Background: Common approaches to elementary CT PD are through introducing example activities and tools that can be integrated into content area classrooms. But in the rural context that we are working in, this approach alone often leads teachers to see CT as a “nice-to-have” learning experience, rather than a “must-have.” In our research-practice partnership with rural two districts, we’ve tried to tackle this through creating a new kind of PD: a problem-based CT workshop.
Methods & Data Sources: Our data sources include PD artifacts, observation notes and evaluation reports, which we examined to compare: What activities in the PD supported teachers to learn CT and which (if any) likely supported teachers to imagine themselves as contributing to important local vision(s) of the future (Jenkins et al., 2020)? The comparison was between our new problem-based CT lesson design workshop and our “traditional” (activity/tool-focused) CT workshop.
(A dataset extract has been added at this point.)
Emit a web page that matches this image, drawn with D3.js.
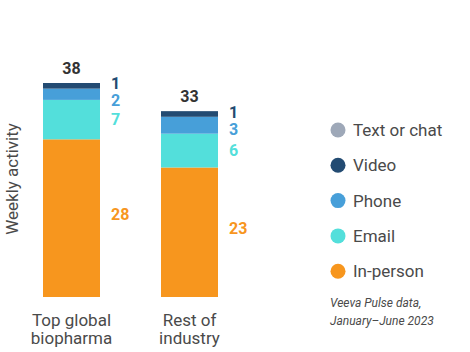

Results: In the problem-based CT workshop, teachers learned about how to integrate CT in their content areas through (1) hearing examples of how other teachers integrated CT in problem-based units, (2) direct instruction and self-reflection on how to integrate CT into design thinking, (3) attending an hour-long hands-on session on simple ways to integrate CT into content areas (e.g., glyphs, Ozobots, Makey Makey), and (4) design sessions for their problem-based unit. In the traditional CT workshop, only approach #3 was taken.
The problem-based CT workshop also supported teachers to envision possible futures for their students and region through talks about innovations and innovators in the community today, including young graduates of the districts who are now serving as local engineers and creatives. It helped teachers imagine themselves as educators of future problem-solvers, and bearers of heritage and resourcefulness. It also included messages from multiple people (fellow-teachers, program leaders and guest instructors) that they have agency and permission to help shape the students’ and community’s futures through experimenting with their CT-integrated lesson design. Our traditional CT workshop did not include such visioning opportunities.
Surveys, exit tickets and problem-based lesson drafts suggested that visioning opportunities served as an essential motivator for teachers to incorporate CT into their lessons.
Scholarly Significance:
This paper presents a novel and promising approach to CT PD for elementary teachers in contexts where heritage, kinship and resourceful problem-solving are valued. This design-based method of professional learning may be effective, particularly in rural communities and Indigenous and other ethnic/cultural communities where CT can strike teachers as culturally foreign and the deep “why” for it unclear.